* _What the task requires_
Take the data below and copy exactly the lines starting at the one with "Emit a component" and finishing at the one with "const yTicks = [1, 10, 100, 1000];", both included.

* _Raw records_
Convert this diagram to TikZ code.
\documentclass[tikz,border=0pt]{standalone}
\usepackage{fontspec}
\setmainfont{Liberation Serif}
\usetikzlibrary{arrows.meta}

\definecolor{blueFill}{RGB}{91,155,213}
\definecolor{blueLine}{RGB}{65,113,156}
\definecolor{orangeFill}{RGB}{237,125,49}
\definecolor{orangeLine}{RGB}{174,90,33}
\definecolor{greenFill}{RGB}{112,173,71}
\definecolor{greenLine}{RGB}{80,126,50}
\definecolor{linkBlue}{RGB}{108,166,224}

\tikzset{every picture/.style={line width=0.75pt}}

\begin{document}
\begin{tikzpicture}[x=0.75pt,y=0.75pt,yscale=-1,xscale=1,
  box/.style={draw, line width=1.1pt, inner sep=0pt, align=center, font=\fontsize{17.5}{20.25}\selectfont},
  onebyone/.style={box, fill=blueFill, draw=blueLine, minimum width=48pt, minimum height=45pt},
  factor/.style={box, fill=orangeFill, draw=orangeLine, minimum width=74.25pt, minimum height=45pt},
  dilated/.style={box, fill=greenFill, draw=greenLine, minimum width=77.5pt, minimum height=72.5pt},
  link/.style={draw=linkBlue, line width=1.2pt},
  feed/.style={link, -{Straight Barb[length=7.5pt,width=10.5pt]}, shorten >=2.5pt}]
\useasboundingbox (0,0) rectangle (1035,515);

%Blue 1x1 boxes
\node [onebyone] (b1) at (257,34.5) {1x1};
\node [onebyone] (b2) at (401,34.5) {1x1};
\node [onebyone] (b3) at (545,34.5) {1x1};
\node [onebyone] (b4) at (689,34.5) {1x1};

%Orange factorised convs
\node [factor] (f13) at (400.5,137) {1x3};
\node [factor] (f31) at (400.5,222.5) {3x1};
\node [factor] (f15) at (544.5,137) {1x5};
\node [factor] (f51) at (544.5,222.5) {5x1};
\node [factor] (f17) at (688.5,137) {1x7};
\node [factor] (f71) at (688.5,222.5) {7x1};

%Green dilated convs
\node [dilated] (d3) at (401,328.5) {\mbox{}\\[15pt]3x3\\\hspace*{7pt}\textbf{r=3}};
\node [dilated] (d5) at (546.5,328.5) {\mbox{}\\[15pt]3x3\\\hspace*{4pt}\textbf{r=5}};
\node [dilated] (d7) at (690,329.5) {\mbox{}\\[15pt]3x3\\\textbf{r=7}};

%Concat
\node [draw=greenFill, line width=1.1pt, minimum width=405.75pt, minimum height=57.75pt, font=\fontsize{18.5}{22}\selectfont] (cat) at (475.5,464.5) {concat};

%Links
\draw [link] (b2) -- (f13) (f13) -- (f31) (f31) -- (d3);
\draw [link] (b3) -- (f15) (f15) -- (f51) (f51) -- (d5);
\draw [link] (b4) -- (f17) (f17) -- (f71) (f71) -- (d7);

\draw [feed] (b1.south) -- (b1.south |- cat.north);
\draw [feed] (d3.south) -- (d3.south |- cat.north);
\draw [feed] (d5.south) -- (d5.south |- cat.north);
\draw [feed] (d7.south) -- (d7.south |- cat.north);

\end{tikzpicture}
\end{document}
* * *
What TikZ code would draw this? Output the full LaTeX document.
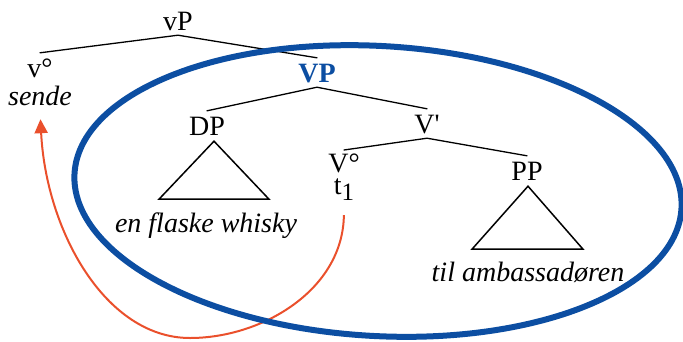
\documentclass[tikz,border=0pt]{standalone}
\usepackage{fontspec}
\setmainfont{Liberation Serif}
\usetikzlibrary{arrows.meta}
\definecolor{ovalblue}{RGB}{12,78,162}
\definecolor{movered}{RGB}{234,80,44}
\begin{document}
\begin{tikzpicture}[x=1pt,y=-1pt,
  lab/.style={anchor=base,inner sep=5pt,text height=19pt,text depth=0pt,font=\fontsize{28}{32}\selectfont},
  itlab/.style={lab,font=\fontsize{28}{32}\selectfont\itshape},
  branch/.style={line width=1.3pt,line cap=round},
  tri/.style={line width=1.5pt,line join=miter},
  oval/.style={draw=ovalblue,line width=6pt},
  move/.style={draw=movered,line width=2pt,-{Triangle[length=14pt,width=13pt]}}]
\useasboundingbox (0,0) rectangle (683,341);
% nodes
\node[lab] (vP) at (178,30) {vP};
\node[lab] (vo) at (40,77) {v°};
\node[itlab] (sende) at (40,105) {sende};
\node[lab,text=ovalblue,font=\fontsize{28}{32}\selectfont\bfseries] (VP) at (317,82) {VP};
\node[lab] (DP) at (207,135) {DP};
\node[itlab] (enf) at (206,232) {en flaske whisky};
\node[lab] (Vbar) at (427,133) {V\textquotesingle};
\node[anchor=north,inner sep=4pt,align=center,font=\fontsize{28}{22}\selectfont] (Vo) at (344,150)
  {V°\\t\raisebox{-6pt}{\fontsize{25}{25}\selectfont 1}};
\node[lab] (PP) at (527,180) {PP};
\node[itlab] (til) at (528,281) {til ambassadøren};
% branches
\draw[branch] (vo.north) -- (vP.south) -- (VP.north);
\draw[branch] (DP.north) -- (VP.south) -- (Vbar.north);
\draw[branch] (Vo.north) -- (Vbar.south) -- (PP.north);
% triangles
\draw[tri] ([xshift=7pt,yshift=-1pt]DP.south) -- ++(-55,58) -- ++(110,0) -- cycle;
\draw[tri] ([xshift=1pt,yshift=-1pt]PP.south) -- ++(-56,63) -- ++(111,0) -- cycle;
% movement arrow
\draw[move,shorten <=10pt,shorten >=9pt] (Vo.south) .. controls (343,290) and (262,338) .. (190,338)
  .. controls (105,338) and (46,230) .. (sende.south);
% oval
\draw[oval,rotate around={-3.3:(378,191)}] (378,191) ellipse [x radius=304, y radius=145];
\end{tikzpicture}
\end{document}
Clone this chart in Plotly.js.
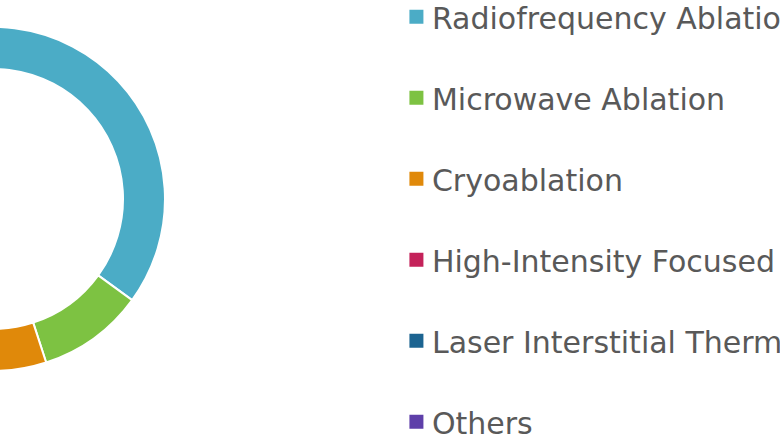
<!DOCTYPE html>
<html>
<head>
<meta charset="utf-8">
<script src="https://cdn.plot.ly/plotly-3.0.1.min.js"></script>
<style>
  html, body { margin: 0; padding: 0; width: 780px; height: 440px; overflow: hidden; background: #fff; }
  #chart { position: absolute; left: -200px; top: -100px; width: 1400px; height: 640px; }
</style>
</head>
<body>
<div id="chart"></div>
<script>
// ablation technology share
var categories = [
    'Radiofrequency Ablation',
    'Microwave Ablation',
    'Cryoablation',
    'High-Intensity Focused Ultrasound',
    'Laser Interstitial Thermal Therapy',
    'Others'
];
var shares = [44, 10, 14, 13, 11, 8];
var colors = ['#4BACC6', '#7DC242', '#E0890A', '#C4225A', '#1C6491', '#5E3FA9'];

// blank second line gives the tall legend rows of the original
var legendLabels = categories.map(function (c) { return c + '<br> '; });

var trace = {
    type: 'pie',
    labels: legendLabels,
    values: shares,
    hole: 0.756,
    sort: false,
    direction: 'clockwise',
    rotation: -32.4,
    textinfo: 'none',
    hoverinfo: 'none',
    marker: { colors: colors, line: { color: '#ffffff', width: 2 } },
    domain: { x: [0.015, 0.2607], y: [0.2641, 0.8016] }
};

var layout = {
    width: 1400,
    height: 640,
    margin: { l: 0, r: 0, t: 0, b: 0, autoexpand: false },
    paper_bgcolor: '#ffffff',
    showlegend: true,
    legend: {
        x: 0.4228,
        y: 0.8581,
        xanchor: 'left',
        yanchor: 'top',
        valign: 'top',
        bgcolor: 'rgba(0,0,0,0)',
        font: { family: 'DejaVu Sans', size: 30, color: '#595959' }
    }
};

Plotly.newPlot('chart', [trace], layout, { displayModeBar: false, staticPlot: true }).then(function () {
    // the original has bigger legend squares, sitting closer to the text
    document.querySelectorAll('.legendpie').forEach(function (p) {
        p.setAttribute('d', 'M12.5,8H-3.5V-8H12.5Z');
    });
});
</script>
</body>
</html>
==
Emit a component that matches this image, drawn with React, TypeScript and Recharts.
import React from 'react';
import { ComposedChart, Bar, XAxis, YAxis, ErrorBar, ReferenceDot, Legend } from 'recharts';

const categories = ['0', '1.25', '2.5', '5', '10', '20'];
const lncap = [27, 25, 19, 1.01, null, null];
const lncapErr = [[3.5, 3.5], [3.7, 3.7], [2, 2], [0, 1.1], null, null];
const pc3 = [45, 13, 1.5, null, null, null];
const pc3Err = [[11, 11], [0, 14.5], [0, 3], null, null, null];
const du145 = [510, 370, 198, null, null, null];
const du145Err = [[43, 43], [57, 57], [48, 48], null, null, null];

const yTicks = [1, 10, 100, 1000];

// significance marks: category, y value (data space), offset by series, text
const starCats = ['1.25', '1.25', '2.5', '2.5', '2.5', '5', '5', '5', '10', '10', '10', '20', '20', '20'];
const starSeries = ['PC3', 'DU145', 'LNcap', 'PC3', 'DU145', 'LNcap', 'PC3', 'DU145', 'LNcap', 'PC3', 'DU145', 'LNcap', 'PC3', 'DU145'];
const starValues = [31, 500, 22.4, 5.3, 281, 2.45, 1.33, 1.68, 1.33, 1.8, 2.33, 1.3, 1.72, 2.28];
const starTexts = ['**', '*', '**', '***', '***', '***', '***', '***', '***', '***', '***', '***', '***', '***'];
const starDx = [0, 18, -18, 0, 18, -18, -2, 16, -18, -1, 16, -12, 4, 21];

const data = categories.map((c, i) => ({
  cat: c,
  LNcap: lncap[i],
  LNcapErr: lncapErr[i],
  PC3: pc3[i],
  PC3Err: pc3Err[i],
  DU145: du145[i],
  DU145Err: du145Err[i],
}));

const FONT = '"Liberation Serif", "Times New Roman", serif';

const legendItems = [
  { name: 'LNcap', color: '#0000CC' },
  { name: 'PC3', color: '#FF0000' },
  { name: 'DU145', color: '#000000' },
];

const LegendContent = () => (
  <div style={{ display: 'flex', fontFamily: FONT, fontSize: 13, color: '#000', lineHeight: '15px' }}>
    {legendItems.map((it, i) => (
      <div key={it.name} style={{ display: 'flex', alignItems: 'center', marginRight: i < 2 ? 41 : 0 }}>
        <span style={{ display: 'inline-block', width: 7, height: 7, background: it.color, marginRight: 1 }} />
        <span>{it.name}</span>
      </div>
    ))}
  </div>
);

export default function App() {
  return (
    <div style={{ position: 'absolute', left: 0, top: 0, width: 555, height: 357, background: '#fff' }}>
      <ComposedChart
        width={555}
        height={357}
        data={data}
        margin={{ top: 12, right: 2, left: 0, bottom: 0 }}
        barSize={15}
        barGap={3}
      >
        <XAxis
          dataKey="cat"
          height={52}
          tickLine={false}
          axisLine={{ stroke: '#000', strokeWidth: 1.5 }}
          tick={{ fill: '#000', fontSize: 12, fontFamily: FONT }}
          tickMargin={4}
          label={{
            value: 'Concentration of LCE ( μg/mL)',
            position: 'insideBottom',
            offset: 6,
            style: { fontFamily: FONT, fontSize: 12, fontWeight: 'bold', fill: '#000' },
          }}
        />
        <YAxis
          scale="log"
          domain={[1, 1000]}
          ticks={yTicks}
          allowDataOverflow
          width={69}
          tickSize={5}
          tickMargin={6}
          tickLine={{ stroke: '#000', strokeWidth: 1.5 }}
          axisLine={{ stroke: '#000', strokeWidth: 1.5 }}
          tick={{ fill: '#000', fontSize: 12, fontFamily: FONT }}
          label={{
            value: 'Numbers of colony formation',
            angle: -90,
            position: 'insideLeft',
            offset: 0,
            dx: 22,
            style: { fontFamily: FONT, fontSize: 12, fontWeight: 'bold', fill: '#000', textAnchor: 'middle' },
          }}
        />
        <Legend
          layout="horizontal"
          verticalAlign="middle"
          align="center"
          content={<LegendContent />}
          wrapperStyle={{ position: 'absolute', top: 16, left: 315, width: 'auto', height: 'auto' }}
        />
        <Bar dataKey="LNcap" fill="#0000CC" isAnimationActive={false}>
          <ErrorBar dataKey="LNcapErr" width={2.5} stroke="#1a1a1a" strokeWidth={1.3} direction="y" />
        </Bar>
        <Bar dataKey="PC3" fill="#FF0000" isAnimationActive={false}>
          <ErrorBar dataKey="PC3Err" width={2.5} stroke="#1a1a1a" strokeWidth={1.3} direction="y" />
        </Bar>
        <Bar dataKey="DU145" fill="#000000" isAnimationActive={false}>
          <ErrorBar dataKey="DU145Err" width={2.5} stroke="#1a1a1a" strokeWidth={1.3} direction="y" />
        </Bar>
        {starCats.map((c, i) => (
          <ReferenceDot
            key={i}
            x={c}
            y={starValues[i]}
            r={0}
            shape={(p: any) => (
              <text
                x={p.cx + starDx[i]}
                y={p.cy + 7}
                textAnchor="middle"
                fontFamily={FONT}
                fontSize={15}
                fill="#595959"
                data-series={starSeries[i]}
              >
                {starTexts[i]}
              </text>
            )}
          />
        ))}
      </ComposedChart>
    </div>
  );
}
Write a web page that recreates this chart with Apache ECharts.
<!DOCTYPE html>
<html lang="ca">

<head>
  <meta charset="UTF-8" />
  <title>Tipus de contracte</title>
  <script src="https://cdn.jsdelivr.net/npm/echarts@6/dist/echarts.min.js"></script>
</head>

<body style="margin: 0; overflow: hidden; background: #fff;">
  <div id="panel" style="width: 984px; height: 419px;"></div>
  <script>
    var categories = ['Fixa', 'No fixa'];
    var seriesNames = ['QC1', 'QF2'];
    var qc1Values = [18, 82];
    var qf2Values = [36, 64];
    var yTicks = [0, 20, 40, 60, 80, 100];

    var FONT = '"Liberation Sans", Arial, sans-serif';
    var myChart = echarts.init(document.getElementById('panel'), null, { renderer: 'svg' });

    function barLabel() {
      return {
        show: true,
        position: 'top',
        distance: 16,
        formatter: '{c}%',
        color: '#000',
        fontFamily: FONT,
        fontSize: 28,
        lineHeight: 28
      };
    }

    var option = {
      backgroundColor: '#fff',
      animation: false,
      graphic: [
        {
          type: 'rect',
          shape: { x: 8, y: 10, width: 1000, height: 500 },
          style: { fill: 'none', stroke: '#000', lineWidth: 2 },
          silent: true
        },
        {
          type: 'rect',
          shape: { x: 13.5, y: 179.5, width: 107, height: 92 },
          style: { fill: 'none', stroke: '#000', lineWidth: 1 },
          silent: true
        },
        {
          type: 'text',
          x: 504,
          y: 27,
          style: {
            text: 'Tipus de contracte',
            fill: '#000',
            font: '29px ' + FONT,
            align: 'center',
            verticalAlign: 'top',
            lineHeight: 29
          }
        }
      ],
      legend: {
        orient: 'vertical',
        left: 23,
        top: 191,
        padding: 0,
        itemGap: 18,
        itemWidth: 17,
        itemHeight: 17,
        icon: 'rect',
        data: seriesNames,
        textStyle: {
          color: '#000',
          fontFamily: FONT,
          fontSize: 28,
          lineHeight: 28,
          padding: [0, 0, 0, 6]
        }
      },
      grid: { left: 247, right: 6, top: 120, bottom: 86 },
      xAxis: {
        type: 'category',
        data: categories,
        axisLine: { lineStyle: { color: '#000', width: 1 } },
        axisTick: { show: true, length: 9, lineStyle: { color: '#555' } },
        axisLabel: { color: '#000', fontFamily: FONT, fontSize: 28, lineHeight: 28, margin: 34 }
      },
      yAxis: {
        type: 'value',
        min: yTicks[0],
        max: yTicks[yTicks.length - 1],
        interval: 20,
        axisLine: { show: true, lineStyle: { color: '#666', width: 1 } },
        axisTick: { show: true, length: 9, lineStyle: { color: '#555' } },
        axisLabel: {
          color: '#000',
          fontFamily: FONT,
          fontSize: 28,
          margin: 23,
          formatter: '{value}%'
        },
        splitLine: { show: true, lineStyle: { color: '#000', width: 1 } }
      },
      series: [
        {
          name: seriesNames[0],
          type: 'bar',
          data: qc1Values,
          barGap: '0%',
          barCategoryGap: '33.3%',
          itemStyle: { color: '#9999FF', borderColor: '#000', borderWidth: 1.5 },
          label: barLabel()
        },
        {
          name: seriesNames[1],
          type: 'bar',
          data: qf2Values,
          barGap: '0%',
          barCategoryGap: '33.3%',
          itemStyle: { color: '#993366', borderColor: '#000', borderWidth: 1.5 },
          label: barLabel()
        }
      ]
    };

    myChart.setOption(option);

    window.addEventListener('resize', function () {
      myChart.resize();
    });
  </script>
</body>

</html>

* _Solution to the problem_
Emit a component that matches this image, drawn with React, TypeScript and Recharts.
import React from 'react';
import { ComposedChart, Bar, XAxis, YAxis, ErrorBar, ReferenceDot, Legend } from 'recharts';

const categories = ['0', '1.25', '2.5', '5', '10', '20'];
const lncap = [27, 25, 19, 1.01, null, null];
const lncapErr = [[3.5, 3.5], [3.7, 3.7], [2, 2], [0, 1.1], null, null];
const pc3 = [45, 13, 1.5, null, null, null];
const pc3Err = [[11, 11], [0, 14.5], [0, 3], null, null, null];
const du145 = [510, 370, 198, null, null, null];
const du145Err = [[43, 43], [57, 57], [48, 48], null, null, null];

const yTicks = [1, 10, 100, 1000];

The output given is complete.